Now, ladies and gentlemen. I believe that the last time we met, Kirsty had crashed her police vehicle into the back of Tyrone's car after she believed he and Tina were on a date. She has since discovered she is pregnant with Tyrone's baby, broken off their relationship, forced Tommy and Tina out of the house with her manipulation, become engaged to Tyrone, and then managed to behave herself for all of five minutes. But this is crazy Kirsty we're talking about here – can her good behaviour last? Of course not, that would be boring!

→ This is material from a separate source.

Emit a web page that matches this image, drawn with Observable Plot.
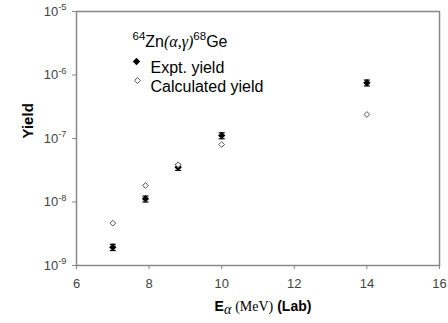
<!DOCTYPE html>
<html>
<head>
<meta charset="utf-8">
<script src="https://cdn.jsdelivr.net/npm/d3@7"></script>
<script src="https://cdn.jsdelivr.net/npm/@observablehq/plot@0.6"></script>
<style>
  html, body { margin: 0; padding: 0; background: #fff; }
</style>
</head>
<body>
<div id="chart"></div>
<script>
// ---- data ----
const energy     = [7, 7.9, 8.8, 10, 14];                          // E_alpha (MeV, lab)
const exptYield  = [1.94e-9, 1.12e-8, 3.53e-8, 1.11e-7, 7.53e-7];  // experimental yield
const exptError  = [0.22e-9, 1.2e-9, 3.8e-9, 1.2e-8, 8.0e-8];      // error bars
const calcYield  = [4.64e-9, 1.82e-8, 3.86e-8, 8.05e-8, 2.39e-7];  // calculated yield
const xTicks     = [6, 8, 10, 12, 14, 16];
const yTicks     = [1e-9, 1e-8, 1e-7, 1e-6, 1e-5];
const legendTitle = "^{64}Zn~{(α,γ)}^{68}Ge";
const seriesNames = ["Expt. yield", "Calculated yield"];
const xLabel = "E_{α} !{(MeV)} (Lab)";
const yLabel = "Yield";

const expt = energy.map((e, i) => ({x: e, y: exptYield[i], lo: exptYield[i] - exptError[i], hi: exptYield[i] + exptError[i]}));
const calc = energy.map((e, i) => ({x: e, y: calcYield[i]}));

// horizontal cap symbol for error bars
const capSymbol = { draw(ctx, size) { const w = 3; ctx.moveTo(-w, 0); ctx.lineTo(w, 0); } };

const chart = Plot.plot({
  width: 448,
  height: 323,
  marginLeft: 76,
  marginRight: 9,
  marginTop: 11,
  marginBottom: 58,
  style: { fontFamily: "'Liberation Sans', Arial, sans-serif", fontSize: "13px", color: "#444", background: "#fff" },
  x: { domain: [6, 16], ticks: xTicks, tickSize: 4, tickPadding: 9, label: null },
  y: { type: "log", domain: [1e-9, 1e-5], ticks: yTicks, tickSize: 4, tickPadding: 6, label: null,
       tickFormat: d => "10^{" + Math.round(Math.log10(d)) + "}" },
  marks: [
    Plot.frame({ stroke: "#888", strokeWidth: 1.5 }),
    // error bars
    Plot.ruleX(expt, { x: "x", y1: "lo", y2: "hi", stroke: "#000", strokeWidth: 1 }),
    Plot.dot(expt, { x: "x", y: "lo", symbol: capSymbol, stroke: "#000", strokeWidth: 1.2, r: 3 }),
    Plot.dot(expt, { x: "x", y: "hi", symbol: capSymbol, stroke: "#000", strokeWidth: 1.2, r: 3 }),
    // experimental (filled diamond)
    Plot.dot(expt, { x: "x", y: "y", symbol: "diamond2", fill: "#000", stroke: "none", r: 3.3 }),
    // calculated (open diamond)
    Plot.dot(calc, { x: "x", y: "y", symbol: "diamond2", fill: "#fff", stroke: "#555", strokeWidth: 1, r: 2.6 }),
    // legend
    Plot.text([legendTitle], { frameAnchor: "top-left", dx: 56, dy: 24, textAnchor: "start", fontSize: 16, fill: "#000" }),
    Plot.dot([seriesNames[0]], { frameAnchor: "top-left", dx: 60, dy: 50, symbol: "diamond2", fill: "#000", stroke: "none", r: 3.3 }),
    Plot.dot([seriesNames[1]], { frameAnchor: "top-left", dx: 61, dy: 69, symbol: "diamond2", fill: "#fff", stroke: "#555", strokeWidth: 1, r: 2.6 }),
    Plot.text([seriesNames[0]], { frameAnchor: "top-left", dx: 74, dy: 50, textAnchor: "start", fontSize: 16, fill: "#000" }),
    Plot.text([seriesNames[1]], { frameAnchor: "top-left", dx: 74, dy: 69, textAnchor: "start", fontSize: 16, fill: "#000" }),
    // axis labels
    Plot.text([yLabel], { frameAnchor: "left", dx: -48, rotate: -90, fontSize: 15, fontWeight: "bold", fill: "#000" }),
    Plot.text([xLabel], { frameAnchor: "bottom", dx: 5, dy: 45, fontSize: 14, fontWeight: "bold", fill: "#000" })
  ]
});

document.getElementById("chart").appendChild(chart);

// tick line colour like the frame
d3.select(chart).selectAll("g[aria-label$='axis'] line, .tick line").attr("stroke", "#888");
d3.select(chart).selectAll("[aria-label='y-axis tick'] path, [aria-label='x-axis tick'] path").attr("stroke", "#888");

// rich-text: ^{sup}  _{sub, serif italic}  ~{serif italic}  !{serif}
function richText(el) {
  const s = el.textContent;
  if (!/[\^_~!]\{/.test(s)) return;
  const fs = parseFloat(getComputedStyle(el).fontSize) || 13;
  el.textContent = "";
  const re = /([\^_~!])\{([^}]*)\}/g;
  let last = 0, m, shift = 0;
  const add = (txt, kind) => {
    if (!txt) return;
    const t = document.createElementNS("http://www.w3.org/2000/svg", "tspan");
    let target = 0;
    if (kind === "^") { target = -0.42 * fs; t.setAttribute("font-size", (0.72 * fs) + "px"); }
    if (kind === "_") { target = 0.22 * fs; t.setAttribute("font-family", "'Liberation Serif', serif"); t.setAttribute("font-style", "italic"); t.setAttribute("font-weight", "normal"); }
    if (kind === "~") { t.setAttribute("font-family", "'Liberation Serif', serif"); t.setAttribute("font-style", "italic"); }
    if (kind === "!") { t.setAttribute("font-family", "'Liberation Serif', serif"); t.setAttribute("font-weight", "normal"); }
    const dy = target - shift;
    if (dy) t.setAttribute("dy", dy + "px");
    shift = target;
    t.textContent = txt;
    el.appendChild(t);
  };
  while ((m = re.exec(s))) {
    add(s.slice(last, m.index), "");
    add(m[2], m[1]);
    last = re.lastIndex;
  }
  add(s.slice(last), "");
}
chart.querySelectorAll("text").forEach(richText);
</script>
</body>
</html>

What keeps Tyrone putting up with Kirsty's unpredictable, difficult ways? We all know what a lovely, gentle-natured man he is (and Alan Halsall cannot hear enough of being cited as a national treasure), and how he sees the best in everyone. But as you may know, he becomes a victim of domestic abuse at the hands of Kirsty, and for now at least, he stays with her. Having a family means the world to him, and the fact that she is carrying his child means he puts up with worse behaviour than he otherwise would. The tragedy of Kirsty though, and perhaps a lot of people with a personality disorder like hers, is that she has so much going for her, and could be a nice person if she wasn't so damaged by her past. She has already explained that her jealousy issues stem from the betrayal of her boyfriend having an affair with her best friend, and in upcoming episodes we will see the arrival of Kirsty's parents. There is a very clear correlation between her father's behaviour towards her, and her behaviour towards Tyrone; therein the circle of abuse continues.
Kirsty and Tyrone are a great couple a lot of the time – they are partners in crime who are very much in love – which is partly what leads to Kirsty's downfall. When Tyrone implores Kirsty to help him foil Terry Duckworth's plans, she is won over by his passion and strength of feeling. But Kirsty cannot resist taking things a step too far, which results in her losing her job in the police. In her mind, all blame falls at Tyrone's feet, and the things she loves about him become the things that incense her in her moments of white hot rage.
I've described in several interviews how this storyline has affected me; I knew it was on the horizon, but reading the scripts for the first time made my heart plummet to my stomach with the dark prospect of what we had to represent. The actions of Kirsty are beyond my comprehension, and it has been extremely uncomfortable to be in her shoes. The first time she hits him was a very traumatic day for me – even though I didn't actually hit Alan, the intensity of emotion we both reached was such that I left the set shaking – it took a cup of tea and and a kitkat made by Mr Halsall himself to calm me down (yep, he's lovely in real life too!). When I got home, I slept for three hours in the middle of the afternoon and awoke still drained from the day's events.
Our safety is a basic human right, and one that we take for granted unless that human right is breached. Alan and I are able to leave Kirsty and Tyrone on set at the end of the day, but this storyline will hopefully raise awareness for those who aren't so lucky.